At the party, Michele and I got to talking about vulnerability in relationship to this project and my daily wearing of animal print. She had noticed that there was no documentation of people around me or me in public settings on this site representing the project aside from selfies, portraits, and performing proximity images. I talked about my definite interest in getting these types of images, but what I saw as difficulty in taking them as I did not want to draw more attention to myself with a visible photographer. I mentioned that I had considered a Sophie Calle approach of hiring a detective to follow me around, but with my penchant for paranoia, decided that this was not the best idea. Michele offered great insights into my relationship with performing in public spaces and vulnerability which I am grateful for, pointing me to Haley Morris Cafiero’s work, and offered to come back to Montreal and follow me around with a telephoto lens in the hopes of capturing public interactions.
Below is one of the images she took from a two-hour walk today around the Plateau which is fairly representative of the looks and stares I got during this time and through which, Michele was fairly invisible. She was usually across the street and people were not noticeably aware of her, but were of me. As you may or may not be aware, this outfit is pretty reflective of what I have been wearing daily since June 1st, 2012.
I encountered a family in which a girl who was about 7 wore a leopard print coat and stroked it as she stared at me when I passed. I said hello to the family and I think she wanted to say something, but she just kept rubbing her coat. Another girl with her mother exclaimed “C’est beau, c’est beau, c’est beau!” over and over again to me which frankly, was awesome. I said “bonjour.”

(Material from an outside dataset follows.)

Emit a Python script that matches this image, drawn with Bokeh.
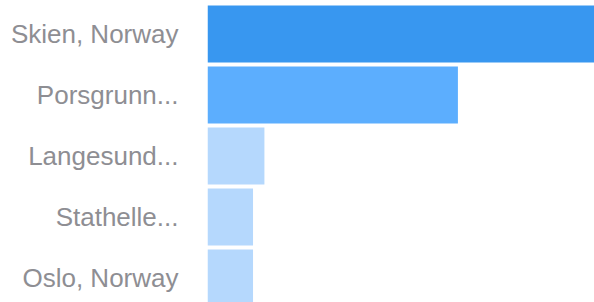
from bokeh.plotting import figure
from bokeh.models import Range1d, ColumnDataSource, FixedTicker
from bokeh.embed import file_html
from bokeh.resources import INLINE

cities = ["Skien, Norway", "Porsgrunn...", "Langesund...", "Stathelle...", "Oslo, Norway"]
counts = [34, 22, 5, 4, 4]
colors = ["#3897f0", "#5caefe", "#b5d8fd", "#b5d8fd", "#b5d8fd"]

idx = list(range(len(cities)))
src = ColumnDataSource(dict(y=idx, right=counts, color=colors))

p = figure(width=594, height=302, output_backend="svg", toolbar_location=None,
           x_range=Range1d(0, 34), y_range=Range1d(4.402, -0.549),
           min_border=0, min_border_left=207, min_border_right=0,
           min_border_top=0, min_border_bottom=0)
p.outline_line_color = None
p.background_fill_color = "white"
p.border_fill_color = "white"
p.xgrid.visible = False
p.ygrid.visible = False
p.xaxis.visible = False

p.hbar(y="y", left=0, right="right", height=0.934, fill_color="color",
       line_color=None, source=src)

ax = p.yaxis[0]
ax.ticker = FixedTicker(ticks=idx)
ax.major_label_overrides = {i: c for i, c in zip(idx, cities)}
ax.axis_line_color = None
ax.major_tick_line_color = None
ax.minor_tick_line_color = None
ax.major_tick_out = 0
ax.major_tick_in = 0
ax.major_label_standoff = 29
ax.major_label_text_font = "Liberation Sans"
ax.major_label_text_font_size = "26px"
ax.major_label_text_color = "#8e8e93"

open("out.html", "w").write(file_html(p, INLINE))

I was called “la Gazelle” as I passed a couple (not sure what that is about- this is just the wrong animal, but I’ll take it for my research), and there were a handful of snorts by passersby (usually women). One woman who was by herself said “Calis” under her breath as she passed. The rest of the commentators that I heard were in couples or groups. I got growled at by a middle-aged man in the park who was with his female friends- it was playful and not aggressive, and 2 separate women laughed with their group as I walked by on St. Laurent Blvd.
Obviously, I’m going to have to start wearing a wire.
Performing Proximity on the bus this morning beside a great coat. She stayed on for 3 stops.